Intelligent Agents

Intelligent agents and multi-agent systems are hot research topics in the software community, and agent oriented software engineering (AOSE) shows promise as an key enabler for machine intelligence and robotic autonomy. This article briefly discusses what distinguishes AOSE from alternative approaches and how agent-oriented paradigms compare to object-oriented analysis/object-oriented design (OOA/OOD) architectural abstraction.

Object-oriented and agent-oriented methods are closely related. To clarify their relationship, consider the levels of abstraction that make up programming paradigms in general and realize that object-orientation and agent-orientation are instantiations of that general case with advantages realized by a priori patterning. By embedding artificial intelligence into the agent entities, the agent-oriented paradigm makes a major contribution to software engineering that will change the way we think about software systems.

Emerging from the world of Artificial Intelligence, early efforts to develop intelligent agents focused upon an integrated life-like software entity that considered all complex options (much as a human might) in an attempt to handle ad hoc situations. Nowadays, implementers focus upon distributed agent subsystems that tackle specialized discrete tasks for more tractable responses.

From “ Mobile Intelligent Agents” John Geirland, in “The Feature, Dec 11 2002:

Imagine you're driving from Washington D.C. to New York City to see a friend. The personal agent living in your car's telematics system sends an email to your friend's personal agent suggesting dinner. More agents are “spawned” that zero in on your shared dining preferences (sushi) and access Mapquest or some other location-based service to find a conveniently located restaurant. Still other agents oversee the whole process.

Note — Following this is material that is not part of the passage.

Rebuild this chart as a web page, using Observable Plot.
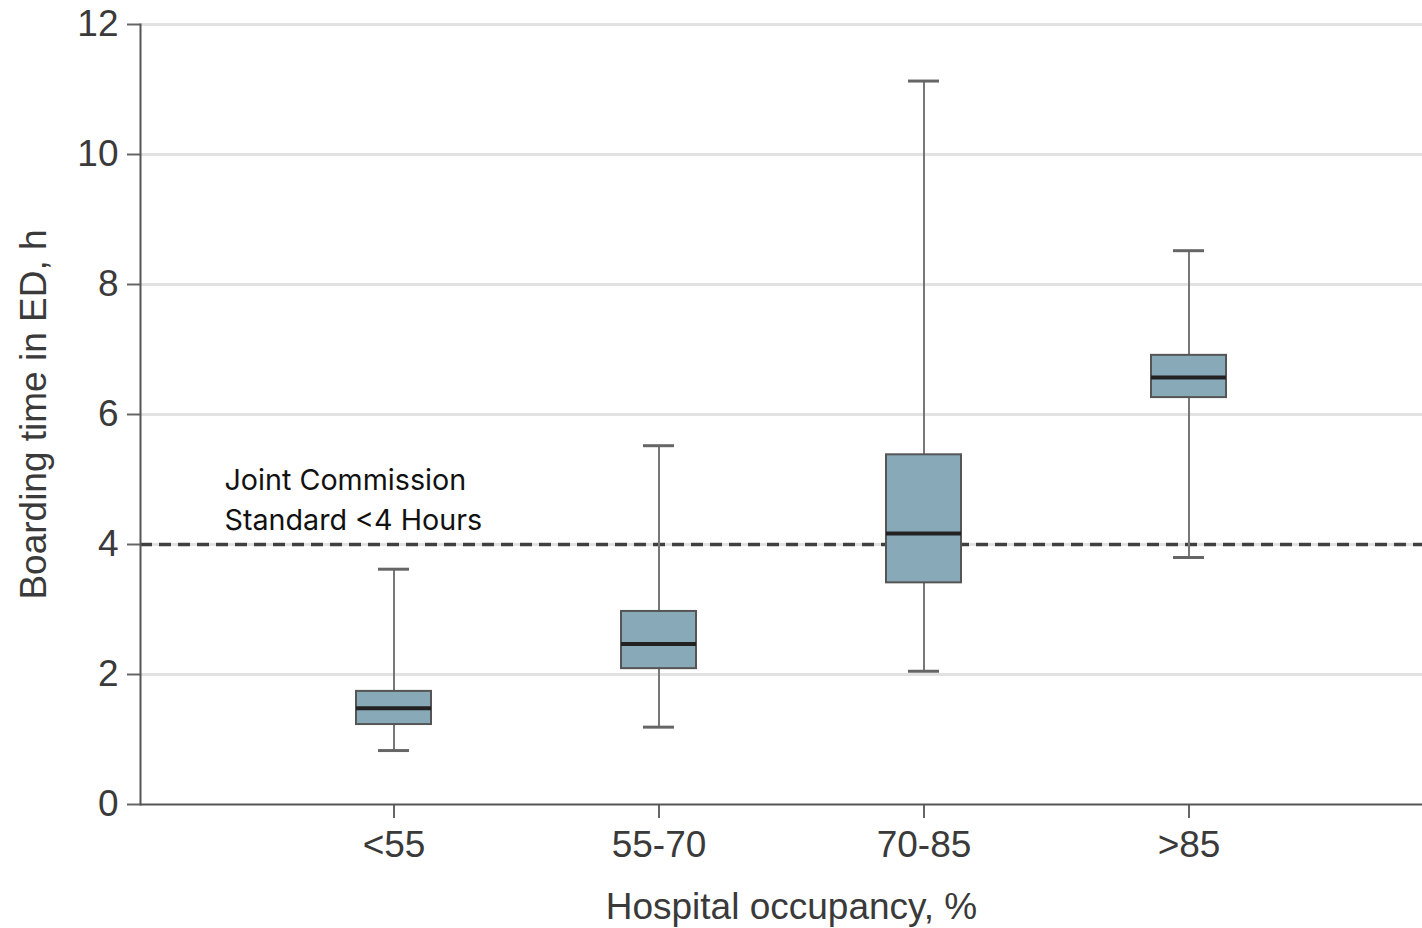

Of course, some fear agents could act like pushy concierges. What if an overzealous agent compares a user's calendar with their location (via GPS) and makes the snap judgment that the user won't make it to the opera on time? “I sold your tickets,” the agent notifies the hapless users. “But look at the fine restaurant I booked for you with the money I saved on your tickets!” “A lot of these deployments will require an opt-in feature,” notes Jonathan Prial, vice president of business development and sales for IBM's pervasive computing division.

University laboratories, government agencies, and industry engineers/scientists are evolving new generations of wireless intelligent agents. Carnegie Mellon University’s Intelligent Software Agents Group (http://www-2.cs.cmu.edu/~softagents/) developed an agent development toolkit called RETSINA. CMU professor Katia Sycara and her team are building agents for human-machine collaboration, to prevent auto accidents and your social life securely on track. She advised the CMU and University of Pittsburgh Raptor team for the RoboCup Rescue US Open 2005, which placed highly in all competitions. The research validated concepts of coordinating multi-agent heterogeneous robot teams with software agents and disaster response personnel.

University of Southern California Intelligent Agent and Multi-agent Systems research center (http://agents.usc.edu/) investigates intelligent agents that manage distributed information systems, intelligent agents that emulate human behavior, and robotic agents that collaboratively use mobile robots and distributed intelligent sensors to perform complex tasks. Among the practical creations of this agent technology are virtual reality simulation trainers for young military officers (demonstrated during TEAMS Week in Huntsville this year), placing them in simulated crises with emotional interactions, training and equipping them to handle immediate tactical decisions typically encountered in urban battle scenarios.